Parenting after divorce can be a demanding journey, and at times, it may present various challenges that require careful consideration. As a child lawyer with extensive experience in supporting parents through family disputes involving children, I understand the complexities that arise when parenting with an ex-partner becomes difficult.
This blog post focusses on effective strategies and approaches to navigate the challenges of parenting while always prioritising the best interests of the child.
Acknowledging the Challenges
Navigating co-parenting options after divorce can present various challenges, but above all, it’s essential to prioritise your child’s well-being throughout the process.
It’s normal to experience some emotional tensions and that might make it a little tough to interact with your ex-partner amicably. Here are some helpful strategies to make things easier for you.
Maintaining Boundaries and Respect
Focus on parenting when you’re talking with your ex-partner – that way, you keep the conversation centred on your child’s well-being. Try to communicate respectfully and considerately, even when things get a little tough. Most importantly keep arguments away from the children. Your child doesn’t need to see grown-up issues.
Seeking Mediation and Professional Support
When parenting after divorce gets difficult getting a mediator involved can be extremely helpful in promoting productive communication and resolving conflicts. If you are finding the situation personally challenging, you just need someone to talk to or simply need some guidance, professional counselling can be a game-changer too!
Adapting your approach to parenting
Your child’s happiness is what matters most. Try to offer them all the emotional support they need and create a stable environment by maintaining consistent routines and rules between households.
There are lots of different ways that divorced parents approach child contact. It might be trial and error to find what works for you. If the way you are doing it currently isn’t working you may need to suggest you try other options.
Shared parenting: this is where both parents actively participate in their children’s lives and is the ideal situation. It helps foster strong bonds and emotional stability. While shared parenting can be beneficial for many families, it might not work in situations where there is a history of severe conflict between the parents or when one parent is unwilling to cooperate and communicate effectively for the child’s best interests.
Parallel parenting: This approach to shared parenting is an option when maintaining a civil relationship with your ex-partner becomes challenging. It allows parents to interact as little as possible with each other while still nurturing their relationships with their children. It’s an effective way to ensure that despite any difficulties between you and your ex-partner, your child’s well-being remains the top priority. By focusing on independent parenting responsibilities and minimizing direct communication, you can create a stable and supportive environment for your children.

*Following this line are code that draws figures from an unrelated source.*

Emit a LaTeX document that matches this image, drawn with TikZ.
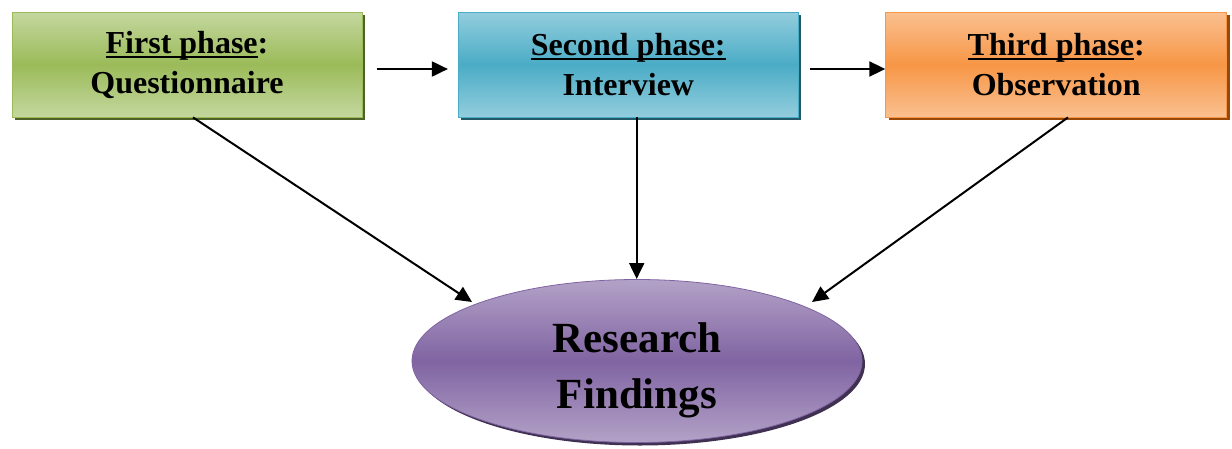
\documentclass[tikz,border=0pt]{standalone}
\usepackage{fontspec}
\setmainfont{Liberation Serif}
\usetikzlibrary{arrows.meta,shadows,shapes.geometric}

% palette: light edge, mid tone, shadow
\definecolor{grnL}{HTML}{C4D79F}
\definecolor{grnM}{HTML}{9BBB59}
\definecolor{grnS}{HTML}{4F6228}
\definecolor{bluL}{HTML}{93CDDD}
\definecolor{bluM}{HTML}{4BACC6}
\definecolor{bluS}{HTML}{215968}
\definecolor{orgL}{HTML}{FAC090}
\definecolor{orgM}{HTML}{F79646}
\definecolor{orgS}{HTML}{984807}
\definecolor{purL}{HTML}{B3A2C7}
\definecolor{purM}{HTML}{8064A2}
\definecolor{purS}{HTML}{403152}

% thick underline under a phase name
\newcommand\phaseul[1]{\setbox0\hbox{#1}\rlap{\rule[-5pt]{\wd0}{2.4pt}}\box0}

\begin{document}
\begin{tikzpicture}[x=1pt,y=-1pt,
  phasebox/.style={rectangle, minimum height=105pt, inner sep=0pt,
    align=center, line width=0.8pt,
    font=\bfseries\fontsize{32}{40}\selectfont},
  tinted/.style n args={3}{top color=#1, bottom color=#1, middle color=#2,
    draw=#2, drop shadow={shadow xshift=3pt, shadow yshift=-3pt,
    fill=#3, opacity=1}},
  arr/.style={line width=2pt, -{Triangle[length=16pt,width=15pt]}}
]
\useasboundingbox (0,0) rectangle (1232,448);

% three phase boxes
\node[phasebox, minimum width=350pt, tinted={grnL}{grnM}{grnS}] (b1) at (187,64.5)
  {\phaseul{First phase}:\\Questionnaire};
\node[phasebox, minimum width=340pt, tinted={bluL}{bluM}{bluS}] (b2) at (628.3,64.5)
  {\phaseul{Second phase:}\\Interview};
\node[phasebox, minimum width=341pt, tinted={orgL}{orgM}{orgS}] (b3) at (1056.2,64.5)
  {\phaseul{Third phase}:\\Observation};

% result ellipse
\node[ellipse, minimum width=450pt, minimum height=163pt, inner sep=0pt,
  line width=0.8pt, tinted={purL}{purM}{purS}] (fin) at (637,361) {};
\node[align=center, font=\bfseries\fontsize{43}{56}\selectfont] (fintext) at (637,370)
  {Research\\Findings};

% arrow tips near the ellipse
\coordinate (t1) at (472,302);
\coordinate (t2) at (636.7,279);
\coordinate (t3) at (812,302);

% phase sequence
\draw[arr, shorten <=15pt, shorten >=10pt] ([yshift=-4.5pt]b1.east) -- ([yshift=-4.5pt]b2.west);
\draw[arr, shorten <=11pt] ([yshift=-4.5pt]b2.east) -- ([yshift=-4.5pt]b3.west);

% each phase feeds the findings
\draw[arr] ([xshift=6pt]b1.south) -- (t1);
\draw[arr] ([xshift=8.4pt]b2.south) -- (t2);
\draw[arr] ([xshift=11.8pt]b3.south) -- (t3);
\end{tikzpicture}
\end{document}
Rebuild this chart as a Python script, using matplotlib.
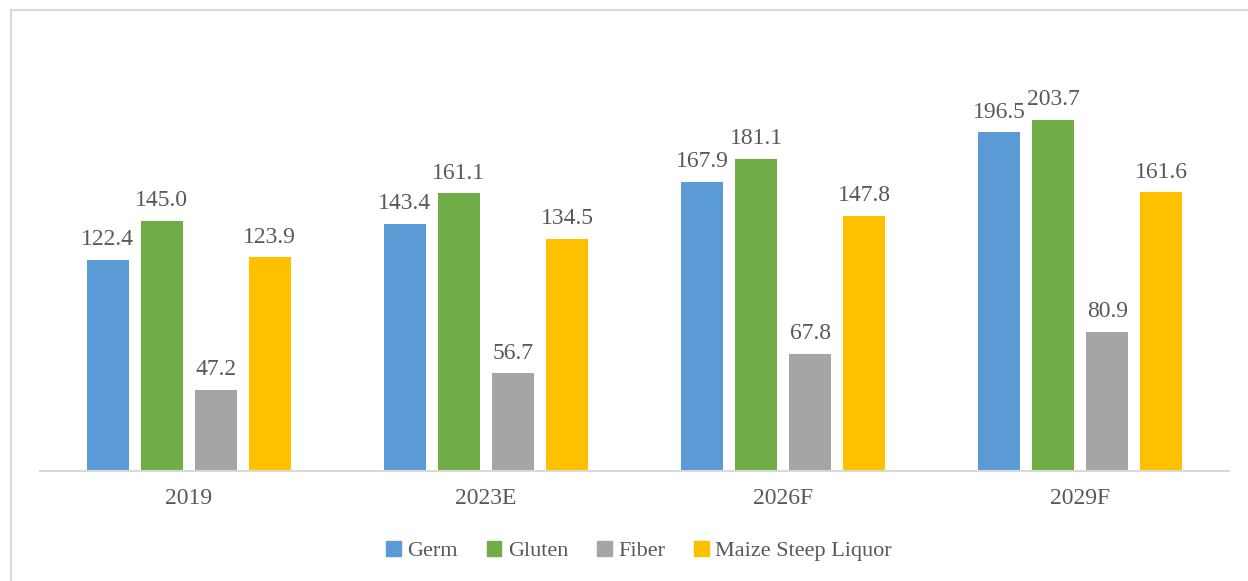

Bird nesting: Bird nesting is another option to consider, offering stability for children as they remain in the family home while parents take turns caring for them.
Rather than the children moving between two separate homes, they remain in the family home while the parents take turns living there and caring for them. The off-duty parent temporarily resides in a separate residence during the time they are not caring for the children. Bird nesting allows children to stay in a familiar environment, attend the same school, and maintain established routines, reducing the upheaval typically associated with divorce.
However, this approach may create confusion for the children due to the lack of a clear separation between the parents’ living arrangements. The ongoing presence of both parents in the family home might inadvertently nurture hopes of reconciliation, which could be challenging for the children further along the separation process. It also relies heavily on the parents being amicable and financial able to have multiple homes.
Seeking specialist legal advice
When parents find it difficult to agree on crucial matters concerning their children, seeking the assistance of a specialist child lawyer can be incredibly beneficial. An specialist Child Lawyer will support parents to work through the process to achieve the right long-term solution and if necessary how court proceedings might play a part.
Parenting with your ex-partner can be an intricate and sometimes challenging process after divorce or separation. It is essential to recognise and address the difficulties that may arise, while never losing sight of the child’s best interests.
By seeking professional help, maintaining boundaries, and prioritising effective communication, parents can create a supportive parenting style and environment for their child.